Density-Regression: Efficient and Distance-Aware Deep Regressor for Uncertainty Estimation under Distribution Shifts
This addresses the efficiency issue in uncertainty estimation for regression tasks under distribution shifts, but it is incremental as it builds on existing deep regressor methods.
The paper tackles the problem of high storage and slow inference in deep ensembles for uncertainty estimation by proposing Density-Regression, which uses a density function for fast single-pass inference and proves distance awareness on feature space. Empirically, it shows competitive uncertainty estimation under distribution shifts with lower model size and faster speed, e.g., on benchmark datasets like UCI and real-world applications.

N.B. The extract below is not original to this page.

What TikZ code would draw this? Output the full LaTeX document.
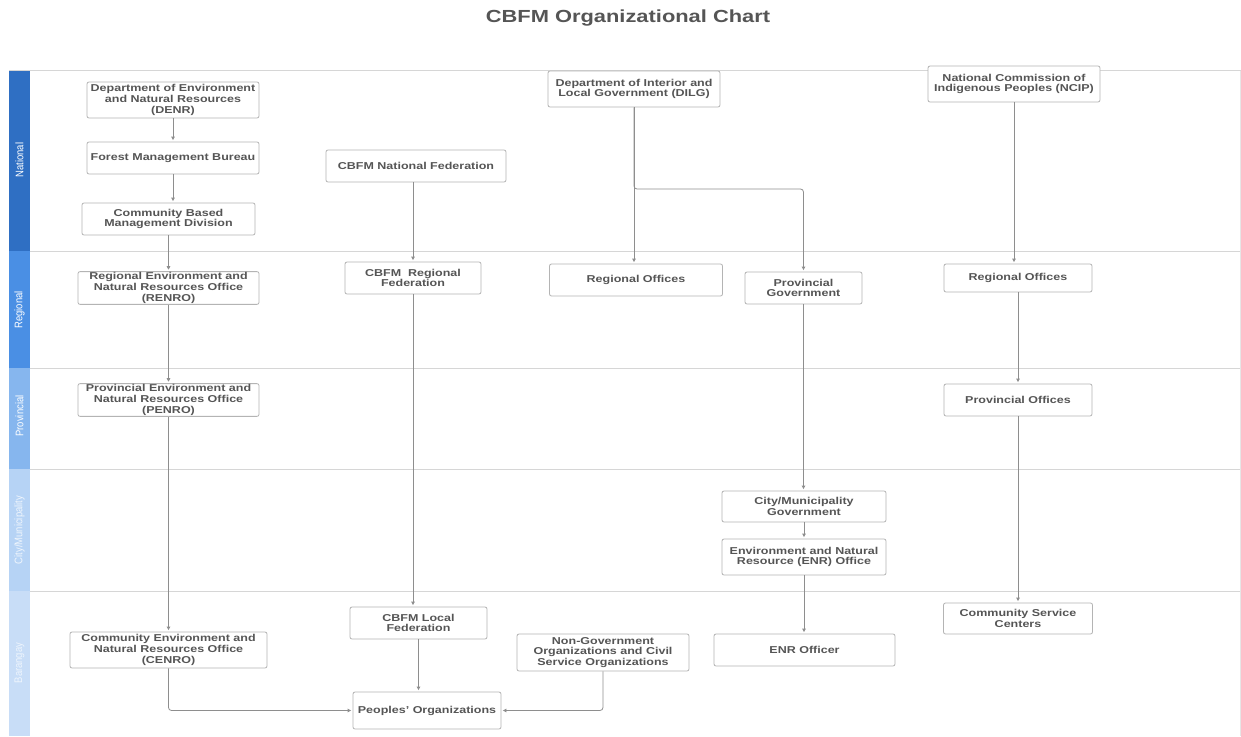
\documentclass[tikz,border=0pt]{standalone}
\usepackage{fontspec}
\setmainfont{Liberation Sans}[FakeStretch=1.25]
\newfontfamily\lanefont{Liberation Sans}[FakeStretch=0.86]
\usetikzlibrary{arrows.meta}
\definecolor{txtc}{HTML}{555555}
\definecolor{boxc}{HTML}{B4B4B4}
\definecolor{linkc}{HTML}{8E8E8E}
\definecolor{lanec}{HTML}{D6D6D6}
\definecolor{natc}{HTML}{2F6FC3}
\definecolor{regc}{HTML}{4A8FE4}
\definecolor{proc}{HTML}{86B6EE}
\definecolor{citc}{HTML}{B6D3F5}
\definecolor{barc}{HTML}{C8DDF7}
\tikzset{
  orgbox/.style={draw=boxc, line width=0.8pt, fill=white, rounded corners=2pt,
    align=center, inner sep=1pt, text=txtc,
    font=\bfseries\fontsize{10}{10.7}\selectfont},
  link/.style={draw=linkc, line width=0.8pt, rounded corners=3pt,
    -{Triangle[length=3.5pt,width=3.5pt]}, shorten >=1.5pt},
  laneline/.style={draw=lanec, line width=0.8pt},
  lanelabel/.style={rotate=90, text=white, font=\lanefont\fontsize{11}{11}\selectfont}
}
\begin{document}
\begin{tikzpicture}[x=1pt,y=-1pt]
\useasboundingbox (0,0) rectangle (1241,736);
\fill[white] (0,0) rectangle (1241,736);

% title
\node[text=txtc, font=\bfseries\fontsize{17.5}{18}\selectfont] (title) at (628,18) {CBFM Organizational Chart};

% swimlane bars
\fill[natc] (9,71) rectangle (30,251);
\fill[regc] (9,251) rectangle (30,368);
\fill[proc] (9,368) rectangle (30,469);
\fill[citc] (9,469) rectangle (30,591);
\fill[barc] (9,591) rectangle (30,736);
\node[lanelabel] (lnat) at (19.5,160) {National};
\node[lanelabel] (lreg) at (19.5,310) {Regional};
\node[lanelabel] (lpro) at (19.5,416) {Provincial};
\node[lanelabel, text=white!80!citc] (lcit) at (19.5,530) {City/Municipality};
\node[lanelabel, text=white!70!barc] (lbar) at (19.5,663) {Barangay};

% lane lines
\draw[laneline] (9,70.5) -- (1241,70.5);
\draw[laneline] (30,251) -- (1241,251);
\draw[laneline] (30,368) -- (1241,368);
\draw[laneline] (30,469) -- (1241,469);
\draw[laneline] (30,591) -- (1241,591);
\draw[draw=lanec!60, line width=0.6pt] (1240.5,70.5) -- (1240.5,736);

% DENR column
\node[orgbox, minimum width=172pt, minimum height=36pt] (denr) at (173,100) {Department of Environment\\and Natural Resources\\(DENR)};
\node[orgbox, minimum width=172pt, minimum height=32pt] (fmb) at (173,158) {Forest Management Bureau};
\node[orgbox, minimum width=173pt, minimum height=32pt] (cbmd) at (168.5,219) {Community Based\\Management Division};
\node[orgbox, minimum width=181pt, minimum height=32pt] (renro) at (168.5,288) {Regional Environment and\\Natural Resources Office\\(RENRO)};
\node[orgbox, minimum width=181pt, minimum height=32pt] (penro) at (168.5,400) {Provincial Environment and\\Natural Resources Office\\(PENRO)};
\node[orgbox, minimum width=197pt, minimum height=36pt] (cenro) at (168.5,650) {Community Environment and\\Natural Resources Office\\(CENRO)};

% Federation column
\node[orgbox, minimum width=180pt, minimum height=32pt] (natfed) at (416,166) {CBFM National Federation};
\node[orgbox, minimum width=136pt, minimum height=32pt] (regfed) at (413,278) {CBFM~ Regional\\Federation};
\node[orgbox, minimum width=137pt, minimum height=32pt] (locfed) at (418.5,623) {CBFM Local\\Federation};
\node[orgbox, minimum width=148pt, minimum height=37pt] (po) at (427,710.5) {Peoples' Organizations};
\node[orgbox, minimum width=172pt, minimum height=37pt] (ngo) at (603,652.5) {Non-Government\\Organizations and Civil\\Service Organizations};

% DILG column
\node[orgbox, minimum width=172pt, minimum height=36pt] (dilg) at (634,89) {Department of Interior and\\Local Government (DILG)};
\node[orgbox, minimum width=173pt, minimum height=32pt] (dilgreg) at (636,280) {Regional Offices};
\node[orgbox, minimum width=117pt, minimum height=32pt] (provgov) at (803.5,288) {Provincial\\Government};
\node[orgbox, minimum width=164pt, minimum height=31pt] (citygov) at (804,506.5) {City/Municipality\\Government};
\node[orgbox, minimum width=164pt, minimum height=36pt] (enroff) at (804,557) {Environment and Natural\\Resource (ENR) Office};
\node[orgbox, minimum width=181pt, minimum height=32pt] (enrofr) at (804.5,650) {ENR Officer};

% NCIP column
\node[orgbox, minimum width=172pt, minimum height=36pt] (ncip) at (1014,84) {National Commission of\\Indigenous Peoples (NCIP)};
\node[orgbox, minimum width=148pt, minimum height=28pt] (ncipreg) at (1018,278) {Regional Offices};
\node[orgbox, minimum width=148pt, minimum height=32pt] (provoff) at (1018,400) {Provincial Offices};
\node[orgbox, minimum width=149pt, minimum height=31pt] (csc) at (1018,618.5) {Community Service\\Centers};

% connectors
\draw[link] (denr.south) -- (fmb.north);
\draw[link] (fmb.south) -- (fmb.south |- cbmd.north);
\draw[link] (cbmd.south) -- (renro.north);
\draw[link] (renro.south) -- (penro.north);
\draw[link] (penro.south) -- (cenro.north);
\draw[link] (cenro.south) |- (po.west);

\draw[link] (regfed.north |- natfed.south) -- (regfed.north);
\draw[link] (regfed.south) -- (regfed.south |- locfed.north);
\draw[link] (locfed.south) -- (locfed.south |- po.north);
\draw[link] (ngo.south) |- (po.east);

\draw[link] (dilg.south) -- (dilg.south |- dilgreg.north);
\draw[link] (dilg.south) -- (634,189) -- (provgov.north |- 0,189) -- (provgov.north);
\draw[link] (provgov.south) -- (provgov.south |- citygov.north);
\draw[link] (citygov.south) -- (enroff.north);
\draw[link] (enroff.south) -- (enroff.south |- enrofr.north);

\draw[link] (ncip.south) -- (ncip.south |- ncipreg.north);
\draw[link] (ncipreg.south) -- (provoff.north);
\draw[link] (provoff.south) -- (csc.north);
\end{tikzpicture}
\end{document}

Morden deep ensembles technique achieves strong uncertainty estimation performance by going through multiple forward passes with different models. This is at the price of a high storage space and a slow speed in the inference (test) time. To address this issue, we propose Density-Regression, a method that leverages the density function in uncertainty estimation and achieves fast inference by a single forward pass. We prove it is distance aware on the feature space, which is a necessary condition for a neural network to produce high-quality uncertainty estimation under distribution shifts. Empirically, we conduct experiments on regression tasks with the cubic toy dataset, benchmark UCI, weather forecast with time series, and depth estimation under real-world shifted applications. We show that Density-Regression has competitive uncertainty estimation performance under distribution shifts with modern deep regressors while using a lower model size and a faster inference speed.